■ **Exercise goal**
Repeat all of the material below exactly as written, images excluded.

■ **Dataset extract**
++++++++

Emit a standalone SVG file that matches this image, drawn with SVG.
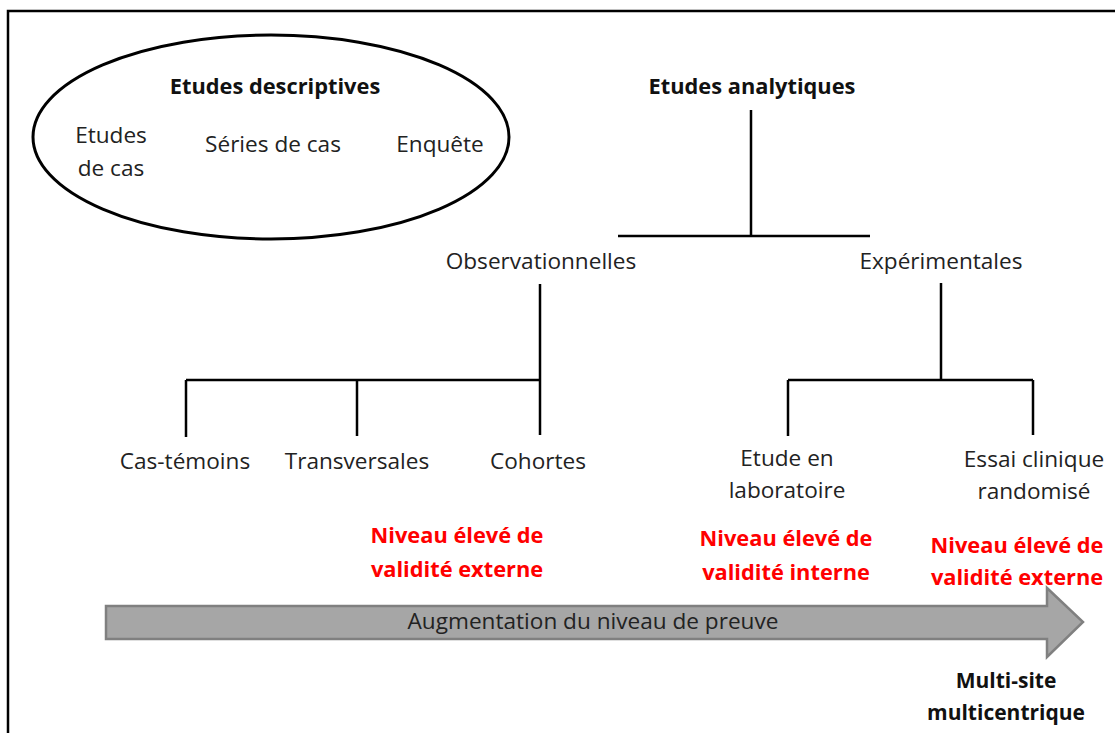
<svg xmlns="http://www.w3.org/2000/svg" width="1115" height="733" viewBox="0 0 1115 733">
<style>
text{font-family:"Open Sans","Liberation Sans",sans-serif;text-anchor:middle;fill:#222}
.n{font-size:22.6px}
.b{font-size:21.8px;font-weight:bold;fill:#111}
.r{font-size:21.8px;font-weight:bold;fill:#ff0000}
.ln{stroke:#000;stroke-width:2.5;fill:none}
</style>
<rect width="1115" height="733" fill="#fff"/>
<path d="M8,745 V11 H1125" stroke="#000" stroke-width="2.5" fill="none"/>
<g id="descriptives">
<ellipse cx="271" cy="137" rx="238" ry="102" fill="none" stroke="#000" stroke-width="3"/>
<text class="b" x="275" y="94">Etudes descriptives</text>
<text class="n" x="111" y="143">Etudes</text>
<text class="n" x="111" y="176">de cas</text>
<text class="n" x="273" y="152">Séries de cas</text>
<text class="n" x="440" y="152">Enquête</text>
</g>
<g id="analytiques"><text class="b" x="752" y="94">Etudes analytiques</text></g>
<g id="observationnelles"><text class="n" x="541" y="269">Observationnelles</text></g>
<g id="experimentales"><text class="n" x="941" y="269">Expérimentales</text></g>
<g id="cas-temoins"><text class="n" x="185" y="469">Cas-témoins</text></g>
<g id="transversales"><text class="n" x="357" y="469">Transversales</text></g>
<g id="cohortes"><text class="n" x="538" y="469">Cohortes</text></g>
<g id="laboratoire"><text class="n" x="787" y="466">Etude en</text><text class="n" x="787" y="498">laboratoire</text></g>
<g id="essai"><text class="n" x="1034" y="467">Essai clinique</text><text class="n" x="1034" y="499">randomisé</text></g>
<g id="validite-externe-1"><text class="r" x="457" y="543">Niveau élevé de</text><text class="r" x="457" y="577">validité externe</text></g>
<g id="validite-interne"><text class="r" x="786" y="546">Niveau élevé de</text><text class="r" x="786" y="580">validité interne</text></g>
<g id="validite-externe-2"><text class="r" x="1017" y="553">Niveau élevé de</text><text class="r" x="1017" y="585">validité externe</text></g>
<g id="arrow">
<path d="M106,606 H1047 V588 L1083,622 L1047,657 V639 H106 Z" fill="#a6a6a6" stroke="#808080" stroke-width="2.5"/>
<text class="n" x="593" y="629">Augmentation du niveau de preuve</text>
</g>
<g id="multisite"><text class="b" x="1006" y="688" style="font-size:21px">Multi-site</text><text class="b" x="1006" y="720" style="font-size:21px">multicentrique</text></g>
<g id="connectors" class="ln">
<path d="M751,110 V236 M618,236 H870"/>
<path d="M540,284 V380 M186,380 H540 M186,380 V437 M357,380 V436 M540,380 V435"/>
<path d="M941,283 V380 M788,380 H1033 M788,380 V436 M1033,380 V435"/>
</g>
</svg>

++++++++

■ **Task response**
Emit a standalone SVG file that matches this image, drawn with SVG.
<svg xmlns="http://www.w3.org/2000/svg" width="1115" height="733" viewBox="0 0 1115 733">
<style>
text{font-family:"Open Sans","Liberation Sans",sans-serif;text-anchor:middle;fill:#222}
.n{font-size:22.6px}
.b{font-size:21.8px;font-weight:bold;fill:#111}
.r{font-size:21.8px;font-weight:bold;fill:#ff0000}
.ln{stroke:#000;stroke-width:2.5;fill:none}
</style>
<rect width="1115" height="733" fill="#fff"/>
<path d="M8,745 V11 H1125" stroke="#000" stroke-width="2.5" fill="none"/>
<g id="descriptives">
<ellipse cx="271" cy="137" rx="238" ry="102" fill="none" stroke="#000" stroke-width="3"/>
<text class="b" x="275" y="94">Etudes descriptives</text>
<text class="n" x="111" y="143">Etudes</text>
<text class="n" x="111" y="176">de cas</text>
<text class="n" x="273" y="152">Séries de cas</text>
<text class="n" x="440" y="152">Enquête</text>
</g>
<g id="analytiques"><text class="b" x="752" y="94">Etudes analytiques</text></g>
<g id="observationnelles"><text class="n" x="541" y="269">Observationnelles</text></g>
<g id="experimentales"><text class="n" x="941" y="269">Expérimentales</text></g>
<g id="cas-temoins"><text class="n" x="185" y="469">Cas-témoins</text></g>
<g id="transversales"><text class="n" x="357" y="469">Transversales</text></g>
<g id="cohortes"><text class="n" x="538" y="469">Cohortes</text></g>
<g id="laboratoire"><text class="n" x="787" y="466">Etude en</text><text class="n" x="787" y="498">laboratoire</text></g>
<g id="essai"><text class="n" x="1034" y="467">Essai clinique</text><text class="n" x="1034" y="499">randomisé</text></g>
<g id="validite-externe-1"><text class="r" x="457" y="543">Niveau élevé de</text><text class="r" x="457" y="577">validité externe</text></g>
<g id="validite-interne"><text class="r" x="786" y="546">Niveau élevé de</text><text class="r" x="786" y="580">validité interne</text></g>
<g id="validite-externe-2"><text class="r" x="1017" y="553">Niveau élevé de</text><text class="r" x="1017" y="585">validité externe</text></g>
<g id="arrow">
<path d="M106,606 H1047 V588 L1083,622 L1047,657 V639 H106 Z" fill="#a6a6a6" stroke="#808080" stroke-width="2.5"/>
<text class="n" x="593" y="629">Augmentation du niveau de preuve</text>
</g>
<g id="multisite"><text class="b" x="1006" y="688" style="font-size:21px">Multi-site</text><text class="b" x="1006" y="720" style="font-size:21px">multicentrique</text></g>
<g id="connectors" class="ln">
<path d="M751,110 V236 M618,236 H870"/>
<path d="M540,284 V380 M186,380 H540 M186,380 V437 M357,380 V436 M540,380 V435"/>
<path d="M941,283 V380 M788,380 H1033 M788,380 V436 M1033,380 V435"/>
</g>
</svg>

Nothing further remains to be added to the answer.